When to Start Thinking About Retirement Income Planning

You know it’s important to plan for retirement. But when is the right time to start?

The answer might surprise you.

The best time to start thinking about your retirement income strategy is when you get your first job. For most of us, that ship has sailed. But good news! It’s never too late. (And it’s never too early, either.)

The sooner you start planning for retirement, the better off you’ll be. Why? Because the younger you are when you start saving, the more you’ll have later. This might seem like a no-brainer, but to get a better idea of what we’re really talking about, let’s look at the some actual numbers.

To get a rough idea how much your retirement accounts will grow over the years, let’s figure a 4% annual return on your funds. Of course, there are many different types of investments and savings accounts, but 4% is a pretty good ballpark estimate.

If you put away just $5,000 a year starting at age 30, then by age 70, you’d have about $475,000 in your savings account.

If you wait until age 40 to start putting away that same $5,000 a year, then by age 70, you’d have about $281,000 in that account.

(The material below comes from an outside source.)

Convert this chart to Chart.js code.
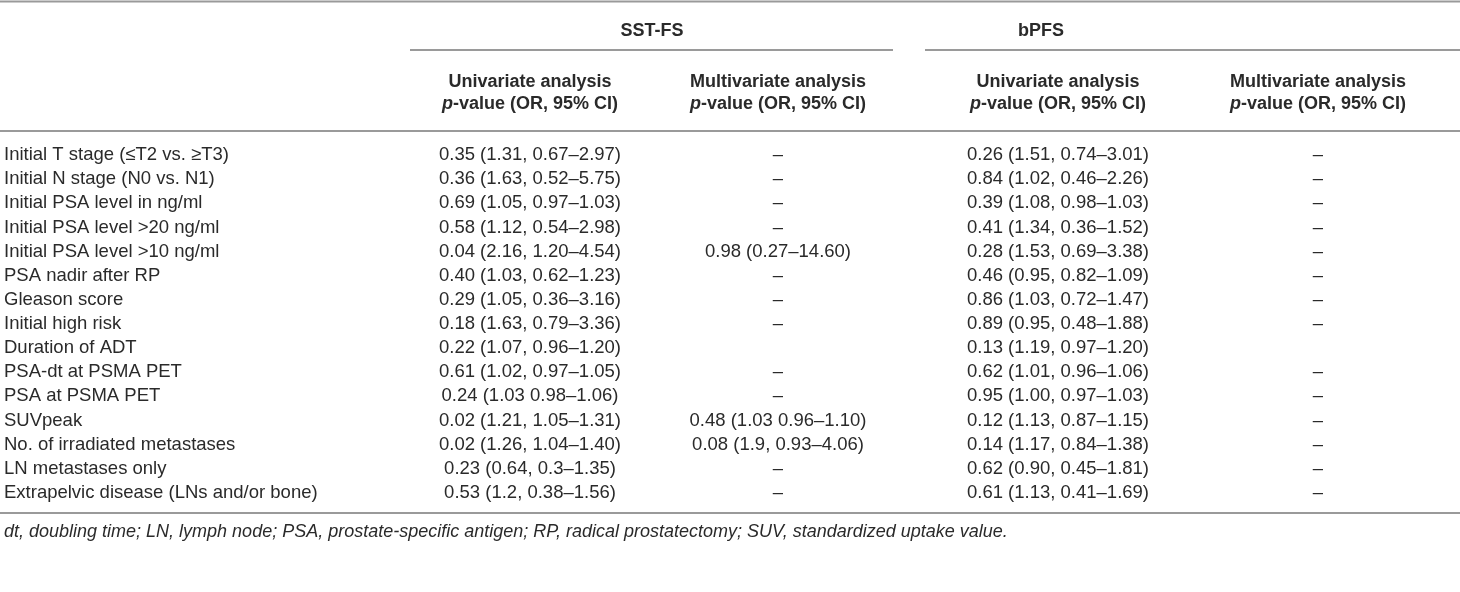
<!DOCTYPE html>
<html>
<head>
<meta charset="utf-8">
<script src="https://cdn.jsdelivr.net/npm/chart.js@4.4.1/dist/chart.umd.min.js"></script>
<style>
  html, body { margin: 0; padding: 0; background: #fff; }
  #wrap { width: 1460px; height: 592px; }
</style>
</head>
<body>
<div id="wrap"><canvas id="tbl" width="1460" height="592"></canvas></div>
<script>
// table content
const factors = [
  "Initial T stage (\u2264T2 vs. \u2265T3)",
  "Initial N stage (N0 vs. N1)",
  "Initial PSA level in ng/ml",
  "Initial PSA level >20 ng/ml",
  "Initial PSA level >10 ng/ml",
  "PSA nadir after RP",
  "Gleason score",
  "Initial high risk",
  "Duration of ADT",
  "PSA-dt at PSMA PET",
  "PSA at PSMA PET",
  "SUVpeak",
  "No. of irradiated metastases",
  "LN metastases only",
  "Extrapelvic disease (LNs and/or bone)"
];
const sstUni = [
  "0.35 (1.31, 0.67\u20132.97)", "0.36 (1.63, 0.52\u20135.75)", "0.69 (1.05, 0.97\u20131.03)",
  "0.58 (1.12, 0.54\u20132.98)", "0.04 (2.16, 1.20\u20134.54)", "0.40 (1.03, 0.62\u20131.23)",
  "0.29 (1.05, 0.36\u20133.16)", "0.18 (1.63, 0.79\u20133.36)", "0.22 (1.07, 0.96\u20131.20)",
  "0.61 (1.02, 0.97\u20131.05)", "0.24 (1.03 0.98\u20131.06)", "0.02 (1.21, 1.05\u20131.31)",
  "0.02 (1.26, 1.04\u20131.40)", "0.23 (0.64, 0.3\u20131.35)", "0.53 (1.2, 0.38\u20131.56)"
];
const sstMulti = [
  "\u2013", "\u2013", "\u2013", "\u2013", "0.98 (0.27\u201314.60)", "\u2013", "\u2013", "\u2013", "",
  "\u2013", "\u2013", "0.48 (1.03 0.96\u20131.10)", "0.08 (1.9, 0.93\u20134.06)", "\u2013", "\u2013"
];
const bpfsUni = [
  "0.26 (1.51, 0.74\u20133.01)", "0.84 (1.02, 0.46\u20132.26)", "0.39 (1.08, 0.98\u20131.03)",
  "0.41 (1.34, 0.36\u20131.52)", "0.28 (1.53, 0.69\u20133.38)", "0.46 (0.95, 0.82\u20131.09)",
  "0.86 (1.03, 0.72\u20131.47)", "0.89 (0.95, 0.48\u20131.88)", "0.13 (1.19, 0.97\u20131.20)",
  "0.62 (1.01, 0.96\u20131.06)", "0.95 (1.00, 0.97\u20131.03)", "0.12 (1.13, 0.87\u20131.15)",
  "0.14 (1.17, 0.84\u20131.38)", "0.62 (0.90, 0.45\u20131.81)", "0.61 (1.13, 0.41\u20131.69)"
];
const bpfsMulti = [
  "\u2013", "\u2013", "\u2013", "\u2013", "\u2013", "\u2013", "\u2013", "\u2013", "",
  "\u2013", "\u2013", "\u2013", "\u2013", "\u2013", "\u2013"
];
const groups = ["SST-FS", "bPFS"];
const analyses = ["Univariate analysis", "Multivariate analysis"];
const footnote = "dt, doubling time; LN, lymph node; PSA, prostate-specific antigen; RP, radical prostatectomy; SUV, standardized uptake value.";

// layout (pixels)
const FONT = "'Liberation Sans', Arial, Helvetica, sans-serif";
const INK = "#2a2a2a";
const RULE = "#9a9a9a";
const colX = [530, 778, 1058, 1318];
const groupX = [652, 1041];
const groupRule = [[410, 893], [925, 1460]];
const firstRowY = 155, rowStep = 24.14;

const columns = [sstUni, sstMulti, bpfsUni, bpfsMulti];

const tablePlugin = {
  id: "tableText",
  afterDraw(chart) {
    const ctx = chart.ctx;
    const xs = chart.scales.x, ys = chart.scales.y;
    ctx.save();
    ctx.fillStyle = INK;
    ctx.textBaseline = "middle";

    // rules
    ctx.strokeStyle = RULE;
    ctx.lineWidth = 2;
    const hline = (x0, x1, y) => {
      ctx.beginPath(); ctx.moveTo(x0, y); ctx.lineTo(x1, y); ctx.stroke();
    };
    hline(0, 1460, 1.5);
    groupRule.forEach(r => hline(xs.getPixelForValue(r[0]), xs.getPixelForValue(r[1]), 50));
    hline(0, 1460, 131);
    hline(0, 1460, 513);

    // group headers
    ctx.font = "bold 18px " + FONT;
    ctx.textAlign = "center";
    groups.forEach((g, i) => ctx.fillText(g, xs.getPixelForValue(groupX[i]), 31));

    // column headers
    colX.forEach((cx, i) => {
      const px = xs.getPixelForValue(cx);
      ctx.font = "bold 18px " + FONT;
      ctx.textAlign = "center";
      ctx.fillText(analyses[i % 2], px, 82);
      // "p-value (OR, 95% CI)" with italic p
      const rest = "-value (OR, 95% CI)";
      ctx.font = "italic bold 18px " + FONT;
      const wp = ctx.measureText("p").width;
      ctx.font = "bold 18px " + FONT;
      const wr = ctx.measureText(rest).width;
      const x0 = px - (wp + wr) / 2;
      ctx.textAlign = "left";
      ctx.font = "italic bold 18px " + FONT;
      ctx.fillText("p", x0, 104);
      ctx.font = "bold 18px " + FONT;
      ctx.fillText(rest, x0 + wp, 104);
    });

    // body rows
    ctx.font = "18.5px " + FONT;
    factors.forEach((f, r) => {
      const py = ys.getPixelForValue(r);
      ctx.textAlign = "left";
      ctx.fillText(f, xs.getPixelForValue(4), py);
      ctx.textAlign = "center";
      columns.forEach((col, c) => {
        if (col[r]) ctx.fillText(col[r], xs.getPixelForValue(colX[c]), py);
      });
    });

    // footnote
    ctx.font = "italic 18px " + FONT;
    ctx.textAlign = "left";
    ctx.fillText(footnote, xs.getPixelForValue(4), 532);
    ctx.restore();
  }
};

const yMin = -firstRowY / rowStep;
const yMax = yMin + 592 / rowStep;

new Chart(document.getElementById("tbl"), {
  type: "scatter",
  data: {
    datasets: [{
      data: factors.map((f, i) => ({ x: 0, y: i })),
      pointRadius: 0,
      showLine: false
    }]
  },
  options: {
    responsive: false,
    animation: false,
    devicePixelRatio: 1,
    layout: { padding: 0 },
    plugins: { legend: { display: false }, tooltip: { enabled: false } },
    scales: {
      x: { type: "linear", display: false, min: 0, max: 1460 },
      y: { type: "linear", display: false, reverse: true, min: yMin, max: yMax }
    }
  },
  plugins: [tablePlugin]
});
</script>
</body>
</html>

If waiting ten years could cost you $194,000, don’t you want to start saving right now?*


Your Retirement Reality Tip

To get your maximum benefits, try to delay beginning your Social Security benefits until age 70.


But wait—there’s more good news. There are other ways to fund your retirement, in addition to traditional savings and investment accounts. Social Security, annuities, 401(k)s, CDs, pensions: the options abound. So don’t panic. Just start planning.

To get a rough idea where you stand now, take the How Far Will Your Money Go? assessment.

Retirement Milestones

We’ve already said that when it comes to retirement income planning, sooner is better—though it’s never too late. To give you some real numbers to think about, here are some of the major milestones on the path to retirement:

  • First 401(k) or Roth IRA – You might have opened a 401(k) or a Roth IRA when you got your first job, or sometime after that. Whenever you did, if you did, it marked the first big step toward securing your financial future. Opening these accounts early is one of the best things you can do.
  • 50th birthday – At age 50, the so-called “catch-up” provision kicks in. These provisions let you contribute extra money to your 401(k), Roth IRA, or other qualified retirement account. If you didn’t start saving early, this is a great chance to increase your contributions and pump up your savings.
  • 59½ birthday – This half-birthday is a big one. You can start taking money out of your qualified accounts, such as your 401(k), without the 10% early withdrawal penalty. Remember, you’ll have to pay taxes on any money you take out. And if you can leave your money in longer, do. You could be around for another 30 or 40 years!
  • 62nd birthday – You can begin taking Social Security benefits now, but before you do, consider that your checks could be more substantial if you wait a few more years.
  • 65th birthday – You’ll be able to enroll in Medicare now. This could save you on health insurance premiums, allowing you to put more money away if you haven’t retired yet.
  • 70 1/2 birthday – Now is the time when you must start taking payouts from your qualified retirement accounts. You don’t have a choice! You’re required to start withdrawing a portion now. If you don’t, there are substantial IRS penalties.

If Social Security, any pensions you might have, and your other retirement accounts aren’t going to be enough to last throughout your retirement, consider setting up a stream of guaranteed income, like an annuity.** Talk to one of our representatives to find out more.

* This hypothetical example is for informational purposes only and is not indicative of past, nor intended to predict future performance of any product. The use of alternate rate, premium and withdrawal assumptions could produce significantly different results.

**Guaranteed income can be generated through the use of annuities. Annuities are insurance products backed by the claims-paying ability of the issuing company; they are not FDIC insured; are not obligations or deposits of, and are not guaranteed or underwritten by any bank, savings and loan or credit union or its affiliates; are unrelated to and not a condition of the provision or term of any banking service or activity. Annuities may be subject to fees and or surrender charges, which vary by product.

This material has been prepared for informational and educational purposes only. It is not intended to provide, and should not be relied upon for, accounting, legal, tax or investment advice. Please consult with a professional specializing in these areas regarding the applicability of this information to your situation. The presenters of this information are not associated with, or endorsed by, the Social Security Administration or any other government agency.